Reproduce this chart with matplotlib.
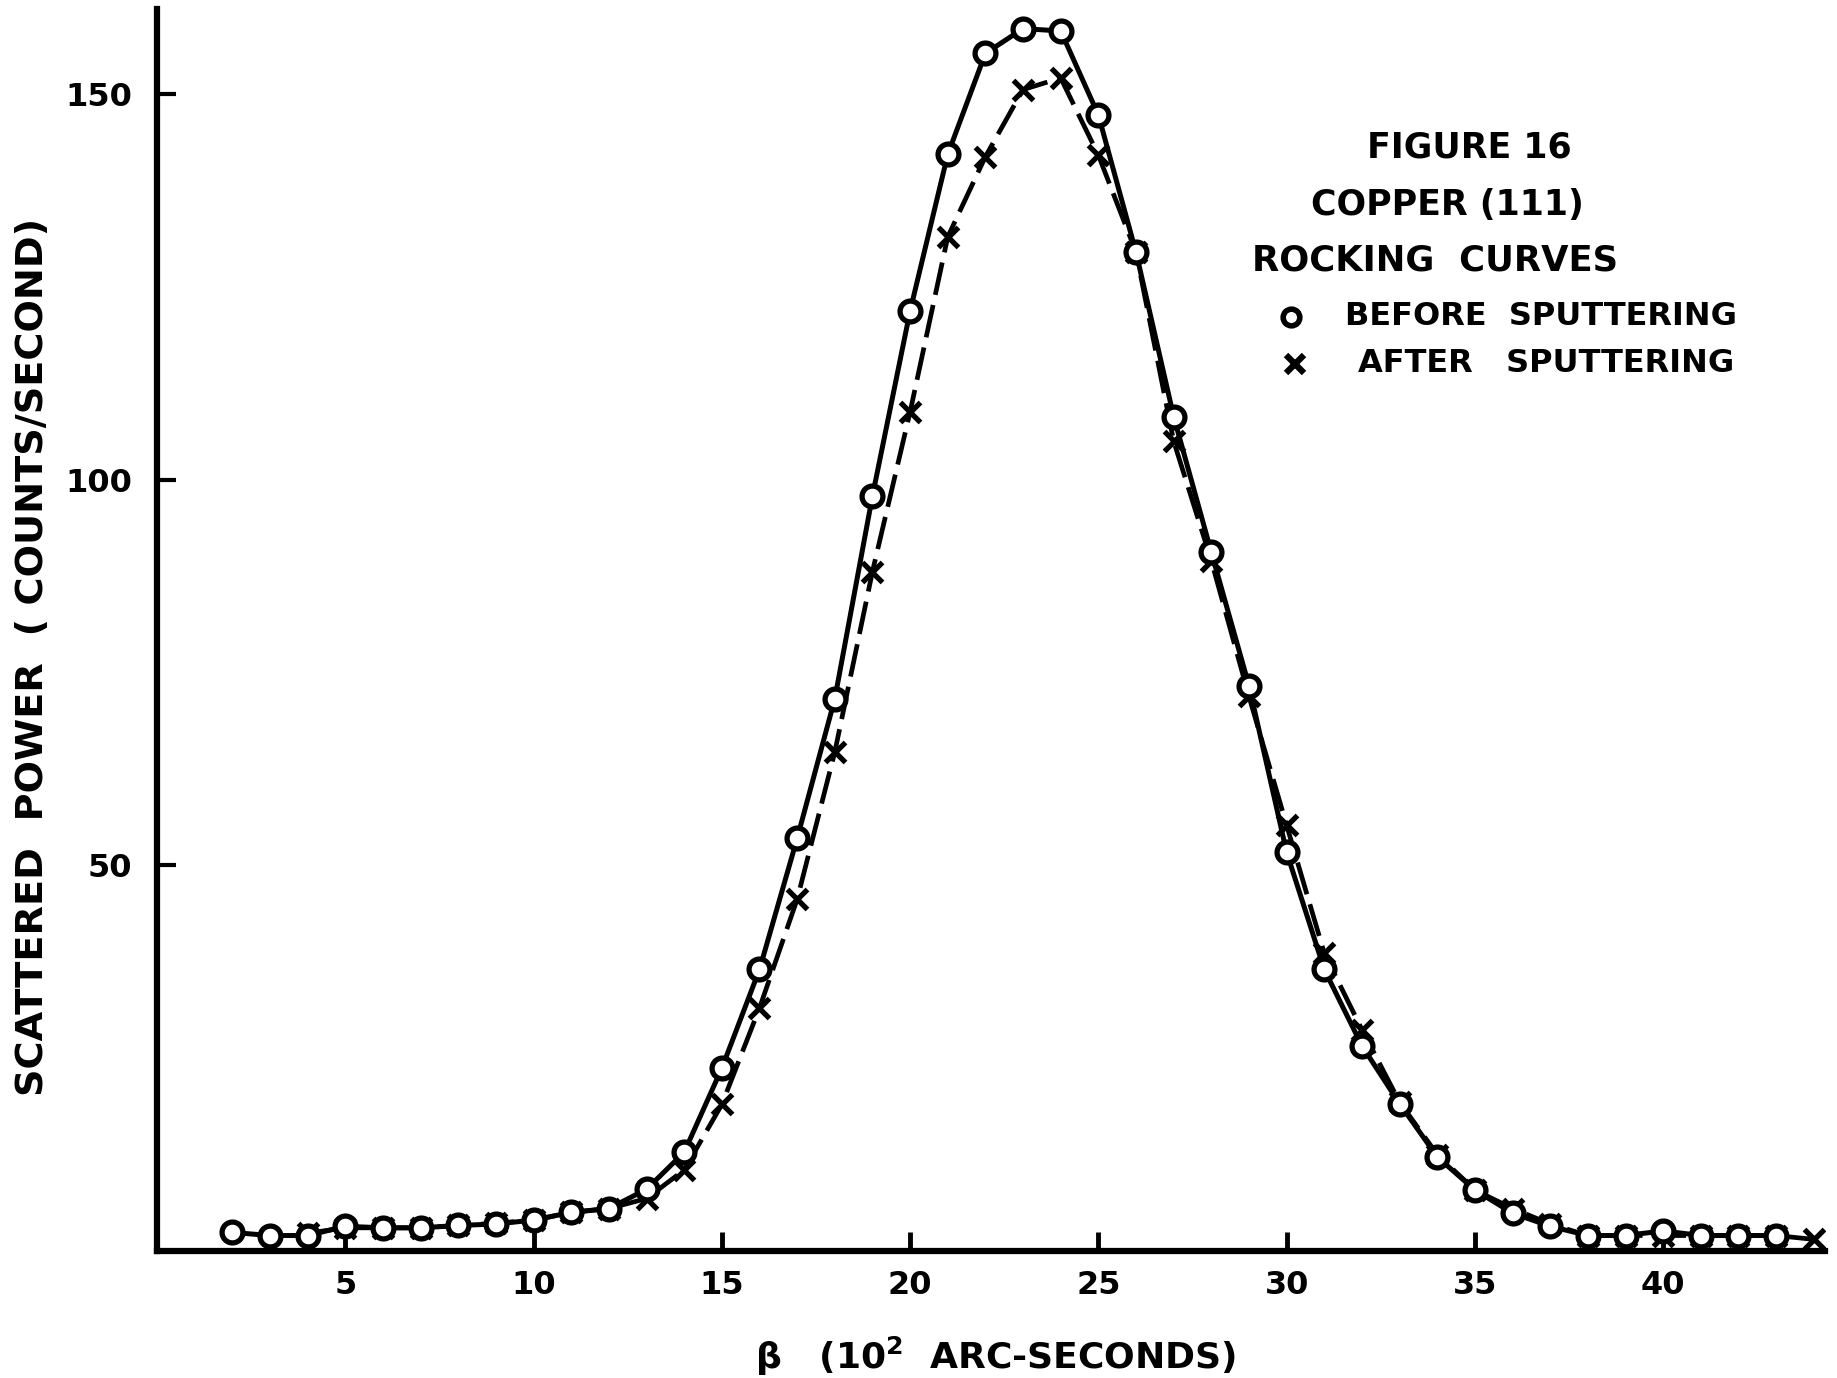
import matplotlib
matplotlib.use("Agg")
import matplotlib.pyplot as plt

# Data: beta (10^2 arc-seconds) and scattered power (counts/second)
before_x = [2, 3, 4, 5, 6, 7, 8, 9, 10, 11, 12, 13, 14, 15, 16, 17, 18, 19, 20, 21,
            22, 23, 24, 25, 26, 27, 28, 29, 30, 31, 32, 33, 34, 35, 36, 37, 38, 39, 40, 41, 42, 43]
before_y = [2.4, 2.0, 2.0, 3.2, 3.0, 3.0, 3.3, 3.5, 4.0, 5.0, 5.5, 8.0, 12.8, 23.7, 36.5, 53.5,
            71.6, 97.9, 121.9, 142.2, 155.3, 158.5, 158.2, 147.3, 129.5, 108.2, 90.6, 73.3,
            51.7, 36.5, 26.6, 19.1, 12.2, 7.9, 4.9, 3.2, 2.0, 2.0, 2.6, 2.0, 2.0, 2.0]

after_x = [4, 5, 6, 7, 8, 9, 10, 11, 12, 13, 14, 15, 16, 17, 18, 19, 20, 21, 22, 23, 24,
           25, 26, 27, 28, 29, 30, 31, 32, 33, 34, 35, 36, 37, 38, 39, 40, 41, 42, 43, 44]
after_y = [2.3, 3.0, 3.0, 3.0, 3.3, 3.6, 4.0, 5.0, 5.5, 6.8, 10.5, 19.0, 31.5, 45.6, 64.7,
           88.1, 108.8, 131.5, 141.9, 150.6, 152.1, 142.1, 129.5, 105.0, 89.5, 71.9, 55.2,
           38.6, 28.7, 19.3, 12.5, 7.9, 5.5, 3.5, 2.0, 2.0, 2.0, 2.0, 2.0, 2.0, 1.5]

x_ticks = [5, 10, 15, 20, 25, 30, 35, 40]
y_ticks = [50, 100, 150]

FONT = "DejaVu Sans"

fig = plt.figure(figsize=(18.37, 13.78), dpi=100)
ax = fig.add_axes([0.0855, 0.0922, 0.908, 0.901])

ax.plot(after_x, after_y, color="black", lw=3.4, dashes=(7, 2.2), zorder=2)
ax.plot(after_x, after_y, ls="none", marker="x", ms=15, mew=3.8, color="black", zorder=3)
ax.plot(before_x, before_y, color="black", lw=3.6, zorder=4,
        marker="o", ms=15, mew=3.8, mfc="white", mec="black")

ax.set_xlim(0, 44.3)
ax.set_ylim(0, 161)
ax.set_xticks(x_ticks)
ax.set_yticks(y_ticks)
ax.set_xticklabels([str(v) for v in x_ticks], fontsize=23, fontweight="bold", family=FONT)
ax.set_yticklabels([str(v) for v in y_ticks], fontsize=23, fontweight="bold", family=FONT)
ax.tick_params(axis="x", direction="in", length=14, width=3.5, pad=14)
ax.tick_params(axis="y", direction="in", length=14, width=3.0, pad=18)

for s in ("top", "right"):
    ax.spines[s].set_visible(False)
for s in ("left", "bottom"):
    ax.spines[s].set_linewidth(4.5)

fig.text(0.018, 0.523, "SCATTERED  POWER  ( COUNTS/SECOND)", rotation=90,
         ha="center", va="center", fontsize=27.5, fontweight="bold", family=FONT)
fig.text(0.542, 0.016, "β   (10$^{\\mathbf{2}}$  ARC-SECONDS)", ha="center", va="center",
         fontsize=26, fontweight="bold", family=FONT)

fig.text(0.800, 0.893, "FIGURE 16", ha="center", va="center",
         fontsize=25, fontweight="bold", family=FONT)
fig.text(0.788, 0.851, "COPPER (111)", ha="center", va="center",
         fontsize=25, fontweight="bold", family=FONT)
fig.text(0.781, 0.811, "ROCKING  CURVES", ha="center", va="center",
         fontsize=25.5, fontweight="bold", family=FONT)
fig.text(0.732, 0.770, "BEFORE  SPUTTERING", ha="left", va="center",
         fontsize=23, fontweight="bold", family=FONT)
fig.text(0.739, 0.736, "AFTER   SPUTTERING", ha="left", va="center",
         fontsize=23, fontweight="bold", family=FONT)
fig.lines.append(plt.Line2D([0.703], [0.770], transform=fig.transFigure, marker="o",
                            ms=12, mew=4, mfc="white", mec="black", ls="none"))
fig.lines.append(plt.Line2D([0.705], [0.736], transform=fig.transFigure, marker="x",
                            ms=13, mew=4.5, color="black", ls="none"))

fig.savefig("out.png", dpi=100)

## WORK REQUIRED:
Please set down each line of the data above exactly as written, without the pictures.

## SOLVED PROBLEM:
Reproduce this chart with matplotlib.
import matplotlib
matplotlib.use("Agg")
import matplotlib.pyplot as plt

# Data: beta (10^2 arc-seconds) and scattered power (counts/second)
before_x = [2, 3, 4, 5, 6, 7, 8, 9, 10, 11, 12, 13, 14, 15, 16, 17, 18, 19, 20, 21,
            22, 23, 24, 25, 26, 27, 28, 29, 30, 31, 32, 33, 34, 35, 36, 37, 38, 39, 40, 41, 42, 43]
before_y = [2.4, 2.0, 2.0, 3.2, 3.0, 3.0, 3.3, 3.5, 4.0, 5.0, 5.5, 8.0, 12.8, 23.7, 36.5, 53.5,
            71.6, 97.9, 121.9, 142.2, 155.3, 158.5, 158.2, 147.3, 129.5, 108.2, 90.6, 73.3,
            51.7, 36.5, 26.6, 19.1, 12.2, 7.9, 4.9, 3.2, 2.0, 2.0, 2.6, 2.0, 2.0, 2.0]

after_x = [4, 5, 6, 7, 8, 9, 10, 11, 12, 13, 14, 15, 16, 17, 18, 19, 20, 21, 22, 23, 24,
           25, 26, 27, 28, 29, 30, 31, 32, 33, 34, 35, 36, 37, 38, 39, 40, 41, 42, 43, 44]
after_y = [2.3, 3.0, 3.0, 3.0, 3.3, 3.6, 4.0, 5.0, 5.5, 6.8, 10.5, 19.0, 31.5, 45.6, 64.7,
           88.1, 108.8, 131.5, 141.9, 150.6, 152.1, 142.1, 129.5, 105.0, 89.5, 71.9, 55.2,
           38.6, 28.7, 19.3, 12.5, 7.9, 5.5, 3.5, 2.0, 2.0, 2.0, 2.0, 2.0, 2.0, 1.5]

x_ticks = [5, 10, 15, 20, 25, 30, 35, 40]
y_ticks = [50, 100, 150]

FONT = "DejaVu Sans"

fig = plt.figure(figsize=(18.37, 13.78), dpi=100)
ax = fig.add_axes([0.0855, 0.0922, 0.908, 0.901])

ax.plot(after_x, after_y, color="black", lw=3.4, dashes=(7, 2.2), zorder=2)
ax.plot(after_x, after_y, ls="none", marker="x", ms=15, mew=3.8, color="black", zorder=3)
ax.plot(before_x, before_y, color="black", lw=3.6, zorder=4,
        marker="o", ms=15, mew=3.8, mfc="white", mec="black")

ax.set_xlim(0, 44.3)
ax.set_ylim(0, 161)
ax.set_xticks(x_ticks)
ax.set_yticks(y_ticks)
ax.set_xticklabels([str(v) for v in x_ticks], fontsize=23, fontweight="bold", family=FONT)
ax.set_yticklabels([str(v) for v in y_ticks], fontsize=23, fontweight="bold", family=FONT)
ax.tick_params(axis="x", direction="in", length=14, width=3.5, pad=14)
ax.tick_params(axis="y", direction="in", length=14, width=3.0, pad=18)

for s in ("top", "right"):
    ax.spines[s].set_visible(False)
for s in ("left", "bottom"):
    ax.spines[s].set_linewidth(4.5)

fig.text(0.018, 0.523, "SCATTERED  POWER  ( COUNTS/SECOND)", rotation=90,
         ha="center", va="center", fontsize=27.5, fontweight="bold", family=FONT)
fig.text(0.542, 0.016, "β   (10$^{\\mathbf{2}}$  ARC-SECONDS)", ha="center", va="center",
         fontsize=26, fontweight="bold", family=FONT)

fig.text(0.800, 0.893, "FIGURE 16", ha="center", va="center",
         fontsize=25, fontweight="bold", family=FONT)
fig.text(0.788, 0.851, "COPPER (111)", ha="center", va="center",
         fontsize=25, fontweight="bold", family=FONT)
fig.text(0.781, 0.811, "ROCKING  CURVES", ha="center", va="center",
         fontsize=25.5, fontweight="bold", family=FONT)
fig.text(0.732, 0.770, "BEFORE  SPUTTERING", ha="left", va="center",
         fontsize=23, fontweight="bold", family=FONT)
fig.text(0.739, 0.736, "AFTER   SPUTTERING", ha="left", va="center",
         fontsize=23, fontweight="bold", family=FONT)
fig.lines.append(plt.Line2D([0.703], [0.770], transform=fig.transFigure, marker="o",
                            ms=12, mew=4, mfc="white", mec="black", ls="none"))
fig.lines.append(plt.Line2D([0.705], [0.736], transform=fig.transFigure, marker="x",
                            ms=13, mew=4.5, color="black", ls="none"))

fig.savefig("out.png", dpi=100)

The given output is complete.